* **Given problem**: Take the listing from its first line through the line that contains "import matplotlib.pyplot as plt" and please retype those lines exactly, leaving out the pictures.

* **Dataset section**:
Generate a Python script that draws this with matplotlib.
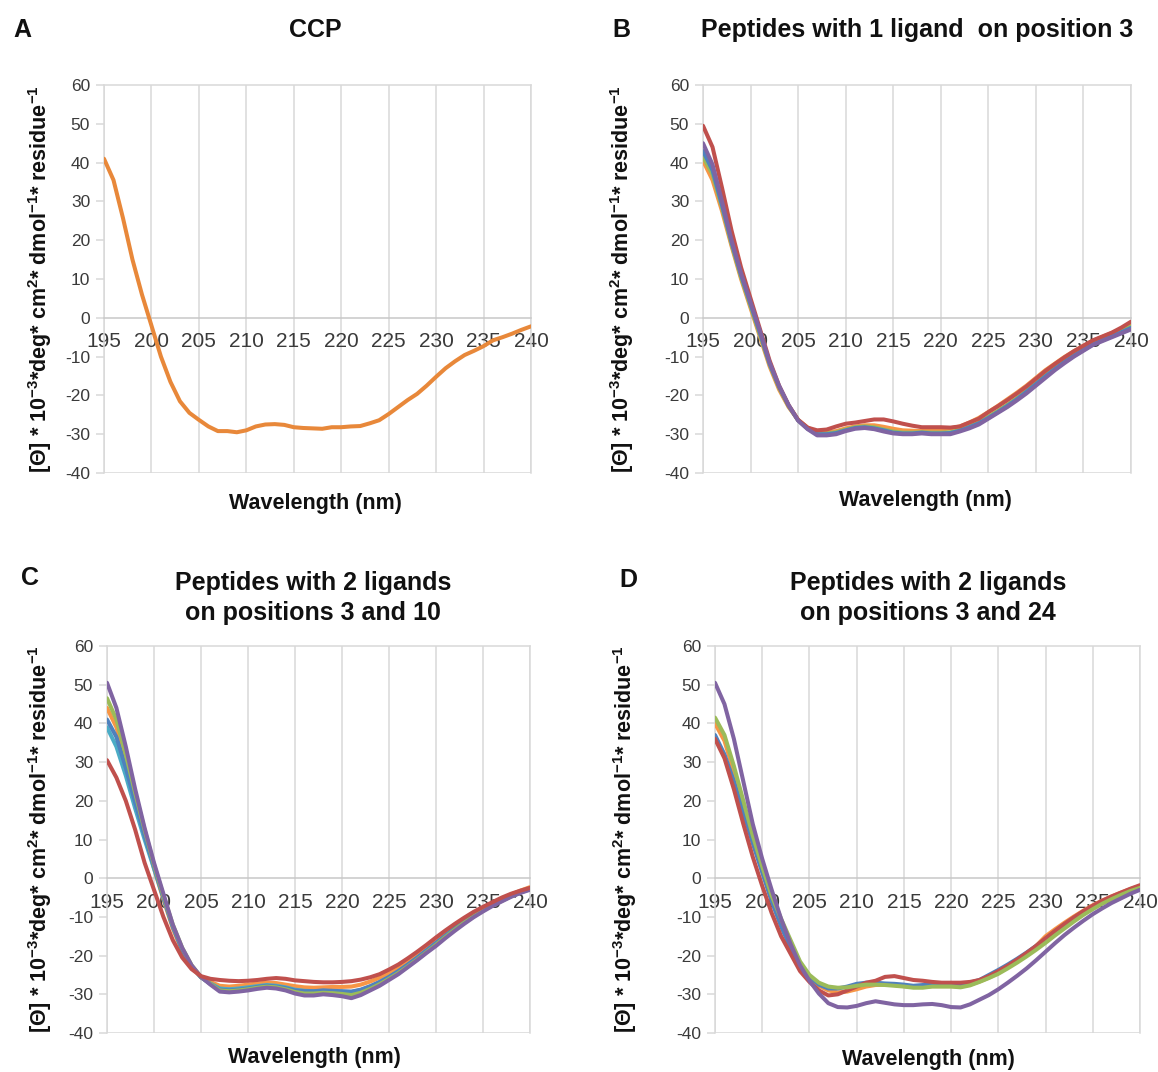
import numpy as np
import matplotlib
matplotlib.use("Agg")
import matplotlib.pyplot as plt

plt.rcParams['font.family'] = ['Liberation Sans', 'DejaVu Sans']
plt.rcParams['mathtext.fontset'] = 'custom'
plt.rcParams['mathtext.rm'] = 'Liberation Sans:bold'
plt.rcParams['mathtext.it'] = 'Liberation Sans:bold'
plt.rcParams['mathtext.bf'] = 'Liberation Sans:bold'

# ---------------- data ----------------
wavelength = list(range(195, 241))
x_ticks = [195, 200, 205, 210, 215, 220, 225, 230, 235, 240]
y_ticks = [-40, -30, -20, -10, 0, 10, 20, 30, 40, 50, 60]

ccp = [41, 35.5, 25.7, 15, 6, -2, -10, -16.5, -21.5, -24.5, -26.3,
       -28, -29.2, -29.2, -29.5, -29, -28, -27.5, -27.4, -27.6, -28.2,
       -28.4, -28.5, -28.6, -28.2, -28.2, -28, -27.9, -27.2, -26.4, -24.8,
       -23, -21.2, -19.6, -17.5, -15.2, -13, -11.2, -9.6, -8.5, -7.3,
       -5.8, -5, -4.1, -3.1, -2.2]

# Panel B: 1 ligand on position 3
b_orange = [40.5, 35.5, 27.5, 18.5, 10, 2.5, -5, -12.5, -18.5, -23, -26.3,
            -28.3, -29.5, -29.5, -29.2, -28.5, -28, -27.7, -27.7, -28.1, -28.6,
            -29, -29.1, -29.2, -29, -28.8, -28.5, -28, -27, -25.8, -24.3,
            -22.7, -21, -19.3, -17.5, -15.5, -13.5, -11.8, -10.1, -8.6, -7.2,
            -5.9, -4.9, -3.9, -2.8, -1.6]
b_green = [41.5, 37, 28.5, 19, 10.5, 3, -4.5, -12, -18, -22.8, -26.4,
           -28.5, -29.8, -29.8, -29.5, -28.8, -28.2, -28, -28.2, -28.8, -29.3,
           -29.6, -29.6, -29.5, -29.6, -29.6, -29.5, -28.9, -28, -27, -25.5,
           -24, -22.4, -20.7, -18.8, -16.8, -14.8, -12.9, -11.1, -9.5, -8,
           -6.6, -5.5, -4.5, -3.4, -2.2]
b_blue = [43, 38, 29, 19.5, 11, 3.5, -4, -11.8, -17.8, -22.6, -26.4,
          -28.6, -30, -30, -29.7, -29, -28.4, -28.2, -28.5, -29, -29.6,
          -29.8, -29.8, -29.6, -29.8, -29.8, -29.7, -29.1, -28.2, -27.2, -25.8,
          -24.3, -22.7, -21, -19.1, -17.1, -15.1, -13.2, -11.4, -9.8, -8.3,
          -6.9, -5.8, -4.8, -3.7, -2.6]
b_red = [49.5, 44, 33.5, 22.5, 13, 5, -3, -11, -17.5, -22.5, -26.3,
         -28.3, -29, -28.8, -28, -27.3, -27, -26.6, -26.2, -26.2, -26.7,
         -27.3, -27.8, -28.2, -28.2, -28.2, -28.3, -28, -27, -26, -24.3,
         -22.8, -21.2, -19.5, -17.7, -15.7, -13.7, -11.9, -10.2, -8.6, -7.2,
         -5.8, -4.8, -3.8, -2.5, -1]
b_purple = [45, 39.5, 30, 20, 11.5, 4, -3.5, -11.5, -17.5, -22.5, -26.5,
            -28.7, -30.3, -30.3, -30, -29.2, -28.6, -28.4, -28.7, -29.3, -29.8,
            -30, -30, -29.8, -30, -30, -30, -29.3, -28.5, -27.5, -26,
            -24.5, -23, -21.3, -19.5, -17.5, -15.5, -13.5, -11.7, -10, -8.5,
            -7, -6, -5, -4, -3]

# Panel C: 2 ligands on positions 3 and 10
c_orange = [44, 39, 30.5, 21, 11.5, 2.5, -5.5, -13, -19, -23, -25.6,
            -26.8, -27.8, -28, -27.8, -27.5, -27.2, -27, -27.1, -27.5, -27.9,
            -28.2, -28.3, -28.2, -28.1, -28.1, -28, -27.5, -26.7, -25.7, -24.5,
            -23, -21.4, -19.7, -17.9, -16, -14.1, -12.3, -10.7, -9.2, -7.8,
            -6.5, -5.3, -4.2, -3.2, -2.3]
c_aqua = [39, 34, 26.5, 18, 10, 2.5, -5, -12.5, -18.5, -22.8, -25.6,
          -27.2, -28.5, -28.7, -28.5, -28.2, -27.9, -27.6, -27.8, -28.2, -28.8,
          -29.1, -29.2, -29.1, -29.2, -29.3, -29.4, -28.9, -28, -26.9, -25.6,
          -24.1, -22.5, -20.7, -18.8, -16.9, -15, -13.1, -11.4, -9.8, -8.3,
          -7, -5.8, -4.7, -3.7, -2.8]
c_blue = [41, 36.5, 28.5, 19.5, 11, 3, -5, -12.5, -18.5, -22.8, -25.6,
          -27.3, -28.8, -29, -28.8, -28.5, -28.1, -27.8, -28, -28.4, -29,
          -29.2, -29.2, -29, -29.1, -29.2, -29.3, -28.8, -27.9, -26.8, -25.5,
          -24, -22.3, -20.5, -18.6, -16.7, -14.8, -12.9, -11.2, -9.6, -8.2,
          -6.9, -5.7, -4.6, -3.6, -2.8]
c_green = [46.5, 41, 32, 22, 12.5, 3.5, -4.5, -12, -18, -22.5, -25.5,
           -27.3, -29, -29.2, -29, -28.7, -28.3, -28, -28.2, -28.7, -29.4,
           -29.8, -29.8, -29.6, -29.7, -29.9, -30.2, -29.6, -28.6, -27.4, -26,
           -24.5, -22.8, -21, -19.1, -17.2, -15.2, -13.3, -11.5, -9.9, -8.4,
           -7, -5.8, -4.6, -3.6, -2.8]
c_purple = [50.5, 44, 34, 23, 13, 4, -4, -12, -18, -22.5, -25.5,
            -27.5, -29.3, -29.5, -29.3, -29, -28.6, -28.3, -28.5, -29, -29.8,
            -30.3, -30.3, -30, -30.2, -30.5, -31, -30.2, -29, -27.8, -26.3,
            -24.8, -23, -21.2, -19.3, -17.5, -15.5, -13.6, -11.8, -10.1, -8.6,
            -7.2, -6, -4.8, -3.8, -3]
c_red = [30.5, 26, 20, 12.5, 4, -3, -10, -16, -20.5, -23.5, -25.3,
         -26, -26.3, -26.5, -26.6, -26.5, -26.3, -26, -25.8, -26, -26.4,
         -26.6, -26.8, -26.9, -26.9, -26.8, -26.6, -26.2, -25.6, -24.8, -23.6,
         -22.3, -20.7, -19, -17.2, -15.3, -13.5, -11.8, -10.2, -8.7, -7.4,
         -6.2, -5, -4, -3.2, -2.5]

# Panel D: 2 ligands on positions 3 and 24
d_orange = [40, 35.5, 27.5, 19, 10.5, 2.5, -5, -11.5, -17, -22, -25.5,
            -27.8, -29, -29.5, -29.3, -28.7, -28, -27.6, -27.5, -27.6, -27.9,
            -28.1, -28.1, -27.9, -27.9, -27.9, -28, -27.5, -26.7, -25.7, -24.5,
            -23, -21.3, -19.5, -17.5, -15, -13.2, -11.5, -9.9, -8.4, -7,
            -5.8, -4.7, -3.7, -2.8, -2]
d_blue = [37, 32, 25, 17, 9, 1.5, -6, -12.5, -18, -22.5, -25.5,
          -27.5, -28.5, -28.5, -28, -27.3, -27, -27, -27.2, -27.3, -27.5,
          -27.8, -27.6, -27.2, -27.2, -27.2, -27.3, -27, -26.3, -25, -23.7,
          -22.3, -20.8, -19.2, -17.5, -15.7, -14, -12.2, -10.6, -9, -7.6,
          -6.4, -5.3, -4.3, -3.3, -2.5]
d_red = [36, 31, 23, 14, 5.5, -2, -9, -15, -19.5, -24, -26.8,
         -29, -30.3, -30, -29, -28, -27, -26.5, -25.5, -25.3, -25.8,
         -26.3, -26.5, -26.8, -27, -27, -27, -26.8, -26.3, -25.3, -24,
         -22.6, -21, -19.3, -17.5, -15.5, -13.6, -11.8, -10.1, -8.5, -7.1,
         -5.8, -4.7, -3.7, -2.7, -1.8]
d_green = [41.5, 37, 29, 20, 11, 3, -4.5, -10.5, -16, -21.5, -25,
           -27, -28, -28.3, -28.2, -27.8, -27.5, -27.5, -27.6, -27.8, -28,
           -28.3, -28.3, -28, -28, -28, -28.2, -27.7, -26.8, -25.8, -24.7,
           -23.3, -21.8, -20.2, -18.5, -16.7, -14.8, -13, -11.2, -9.5, -8,
           -6.6, -5.4, -4.3, -3.3, -2.5]
d_purple = [50.5, 45, 36, 25, 14, 5, -3, -10.5, -17, -22.5, -26.5,
            -29.8, -32.3, -33.3, -33.4, -33, -32.3, -31.8, -32.2, -32.6, -32.8,
            -32.8, -32.6, -32.5, -32.8, -33.3, -33.4, -32.6, -31.4, -30.2, -28.7,
            -27, -25.2, -23.3, -21.2, -19, -16.8, -14.7, -12.8, -11, -9.3,
            -7.8, -6.4, -5.2, -4, -3]

COL = {'blue': '#4F81BD', 'red': '#C0504D', 'green': '#9BBB59',
       'purple': '#8064A2', 'aqua': '#4BACC6', 'orange': '#F79646',
       'ccp': '#E8883A'}

panels = [
    dict(letter='A', title='CCP', rect=(104, 85, 531, 473),
         series=[(ccp, COL['ccp'])],
         title_xy=(315, 30), letter_xy=(22, 30), xlabel_xy=(315, 503), ylabel_x=40),
    dict(letter='B', title='Peptides with 1 ligand  on position 3', rect=(703, 85, 1131, 473),
         series=[(b_orange, COL['orange']), (b_green, COL['green']), (b_blue, COL['blue']),
                 (b_red, COL['red']), (b_purple, COL['purple'])],
         title_xy=(917, 30), letter_xy=(621, 30), xlabel_xy=(925, 500), ylabel_x=622),
    dict(letter='C', title='Peptides with 2 ligands\non positions 3 and 10', rect=(107, 646, 530, 1033),
         series=[(c_orange, COL['orange']), (c_aqua, COL['aqua']), (c_blue, COL['blue']),
                 (c_green, COL['green']), (c_purple, COL['purple']), (c_red, COL['red'])],
         title_xy=(313, 598), letter_xy=(30, 578), xlabel_xy=(314, 1058), ylabel_x=40),
    dict(letter='D', title='Peptides with 2 ligands\non positions 3 and 24', rect=(715, 646, 1140, 1033),
         series=[(d_orange, COL['orange']), (d_blue, COL['blue']), (d_red, COL['red']),
                 (d_green, COL['green']), (d_purple, COL['purple'])],
         title_xy=(928, 598), letter_xy=(628, 580), xlabel_xy=(928, 1060), ylabel_x=625),
]

W, H = 1158, 1072
fig = plt.figure(figsize=(W / 100, H / 100), dpi=100)

def fx(x):
    return x / W

def fy(y):
    return 1 - y / H

GRID = '#D9D9D9'
TICKC = '#3A3A3A'
ylab = r'[Θ] * 10$^{-3}$*deg* cm$^{2}$* dmol$^{-1}$* residue$^{-1}$'

for p in panels:
    l, t, r, b = p['rect']
    ax = fig.add_axes([fx(l), fy(b), (r - l) / W, (b - t) / H])
    ax.set_xlim(195, 240)
    ax.set_ylim(-40, 60)
    for xv in x_ticks:
        ax.axvline(xv, color=GRID, lw=1.1, zorder=0)
    ax.axhline(-40, color=GRID, lw=1.1, zorder=0)
    for sp in ['top', 'right', 'left', 'bottom']:
        ax.spines[sp].set_color(GRID)
        ax.spines[sp].set_linewidth(1.1)
    ax.spines['bottom'].set_position(('data', 0))
    ax.spines['bottom'].set_color('#C8C8C8')
    ax.set_xticks(x_ticks)
    ax.set_xticklabels([str(v) for v in x_ticks])
    ax.set_yticks(y_ticks)
    ax.set_yticklabels([str(v) for v in y_ticks])
    ax.tick_params(axis='x', length=0, pad=10.5, labelsize=15, labelcolor=TICKC)
    ax.tick_params(axis='y', length=6, width=1.1, color=GRID, pad=4, labelsize=12.5, labelcolor=TICKC)
    for ys, c in p['series']:
        ax.plot(wavelength, ys, color=c, lw=2.9, solid_joinstyle='round', solid_capstyle='round', zorder=3)

    cy = (t + b) / 2
    fig.text(fx(p['ylabel_x']), fy(cy), ylab, rotation=90, ha='center', va='center',
             fontsize=15.5, fontweight='bold', color='#111111')
    fig.text(fx(p['title_xy'][0]), fy(p['title_xy'][1]), p['title'], ha='center', va='center',
             fontsize=18, fontweight='bold', color='#111111', linespacing=1.3)
    fig.text(fx(p['letter_xy'][0]), fy(p['letter_xy'][1]), p['letter'], ha='center', va='center',
             fontsize=18, fontweight='bold', color='#111111')
    fig.text(fx(p['xlabel_xy'][0]), fy(p['xlabel_xy'][1]), 'Wavelength (nm)', ha='center', va='center',
             fontsize=15.5, fontweight='bold', color='#111111')

fig.savefig('out.png', dpi=100)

* **Answer to this task**:
Generate a Python script that draws this with matplotlib.
import numpy as np
import matplotlib
matplotlib.use("Agg")
import matplotlib.pyplot as plt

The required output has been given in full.